外科十二楼的走廊上,祁聿揣着兜回答完郑海川的一连串问题。
“噢噢,好,能治、能治……能治就好。”
郑海川喏喏点头。
他顺着祁聿的回答重复了好几次话,然后,就陷入了长时间的沉默。
郑嘉禾被暂时托付给了护士站的值班护士照看,祁聿是单独和郑海川谈论郑嘉禾的病情的。
小男孩虽然懂事,但这也不应该是他那个年纪该操心的范畴。
同时祁聿也觉得这件事,其实不应该是郑海川该忧心的。
这个人明明只要不管别人,完全可以靠力气养活自己。但却甘愿带着一个拖油瓶,每天起早贪黑,不仅要考虑家里多一口饭,还要考虑小孩以后的上学读书,一堆麻烦事。
纯属自己找罪受。
人都是自私的,如果涉及到利益牵扯,这样的自私更会无限放大。
杀妻骗保、争夺遗产、弃养婴孩……这些事在社会新闻上还见得少吗?这憨子难不成还指望养这个侄子来防老?
祁聿很想嘲讽一句,别指望了。
钱只有握在自己手里最实在,指望别人都是徒劳。越是至亲,越有可能让你人财两空。他妈当初就是指望着他爸生活,结果呢?他爸自得地享受着一堆亲戚打秋风的吹捧快乐,他妈最后却连病重送医都没人送,简直像个笑话。

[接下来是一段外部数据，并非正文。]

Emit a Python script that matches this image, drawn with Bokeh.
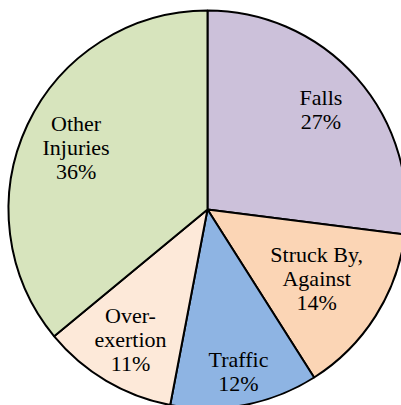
import math
from bokeh.plotting import figure
from bokeh.models import ColumnDataSource, Range1d
from bokeh.core.properties import value
from bokeh.embed import file_html
from bokeh.resources import INLINE

categories = ["Falls", "Struck By,\nAgainst", "Traffic", "Over-\nexertion", "Other\nInjuries"]
percents = [27, 14, 12, 11, 36]
colors = ["#CCC1DA", "#FBD5B5", "#8EB4E3", "#FDE9D9", "#D7E4BD"]
label_radius = [0.76, 0.65, 0.83, 0.76, 0.73]

R = 199
total = sum(percents)
starts, ends, lx, ly, texts = [], [], [], [], []
a = math.pi / 2
for cat, pct, lr in zip(categories, percents, label_radius):
    span = pct / total * 2 * math.pi
    s, e = a - span, a
    starts.append(s)
    ends.append(e)
    mid = (s + e) / 2
    lx.append(lr * R * math.cos(mid))
    ly.append(lr * R * math.sin(mid))
    texts.append(f"{cat}\n{pct}%")
    a = s

src = ColumnDataSource(dict(start=starts, end=ends, color=colors))
lab = ColumnDataSource(dict(x=lx, y=ly, text=texts))

W, H = 401, 405
cx, cy = 207, 209
p = figure(width=W, height=H, output_backend="svg", toolbar_location=None,
           x_range=Range1d(-cx, W - cx), y_range=Range1d(-(H - cy), cy),
           min_border=0)
p.axis.visible = False
p.grid.visible = False
p.outline_line_color = None

p.wedge(x=0, y=0, radius=R, start_angle="start", end_angle="end",
        fill_color="color", line_color="black", line_width=2, source=src)
p.text(x="x", y="y", text="text", source=lab, text_align="center",
       text_baseline="middle", text_font=value("'Liberation Serif', 'Times New Roman', serif"),
       text_font_size="22px", text_color="black", text_line_height=0.96)

open("out.html", "w").write(file_html(p, INLINE))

“这个病通常病变发展比较缓慢,不需要立刻手术。你……可以花点时间筹钱。”
祁聿几乎没有见过郑海川这样长时间的安静,最后主动开了口。
他知道郑海川家境不好,记得这人还提过自家大哥也受伤了在老家医治,怕是家里完全没有余钱。这样的情况下,要立刻拿出给侄子治病的钱,显然不现实。
“……嗯。好。”
郑海川终于有了些许反应。
他有些沉滞地点了点头,冲祁聿露出一抹比哭还难看的笑:“谢谢你,祁医生。”
五月将尽的午后,外间是热辣的太阳。强光照在院楼十二层的玻璃上,燥热,刺眼,又令人烦躁。
好在医院的空调系统已经开始运转,一窗之隔尽是凉意。他们站立的位置头顶恰好就有输送冷气的送气扇,一股股地吹着冷风,拂起祁聿的白掛下摆,也打得郑海川手中装着片子的口袋颤颤抖动。
祁聿一时间不知道再说些什么,他张张嘴,又闭上了。
直到注视着白色的大口袋从青年的指缝中飘落到地,而郑海川那原本粗糙又坚实的一双手,已经捂在了那张他什么表情也看不见的脸上。
只能看见郑海川无力地靠着医院的墙壁滑坐到了地上。
四周充斥着难以屏蔽的嘈杂声响。病人的闹腾,医生的安抚,家属们絮絮叨叨的担忧,护士台前从未停止的呼叫铃……在那其中,还有难以忽视的一抹稚嫩的声线——
“护士姐姐,打针针疼吗?偷偷告诉你,我、我其实有点怕疼的。”
“不疼哦,就像被蚊子叮了一口。”
“喔,那我不怕的。被叮十口也不怕!”
“哇塞我们小朋友这么厉害呀?”
“嘿嘿,我每天晚上都会被叮呢!我家老有蚊子,点蚊香也不起用。不过我幺爸被叮得更多,他从来不喊疼的。”
祁聿垂下头,看到了一副隐忍着不停颤抖的肩膀。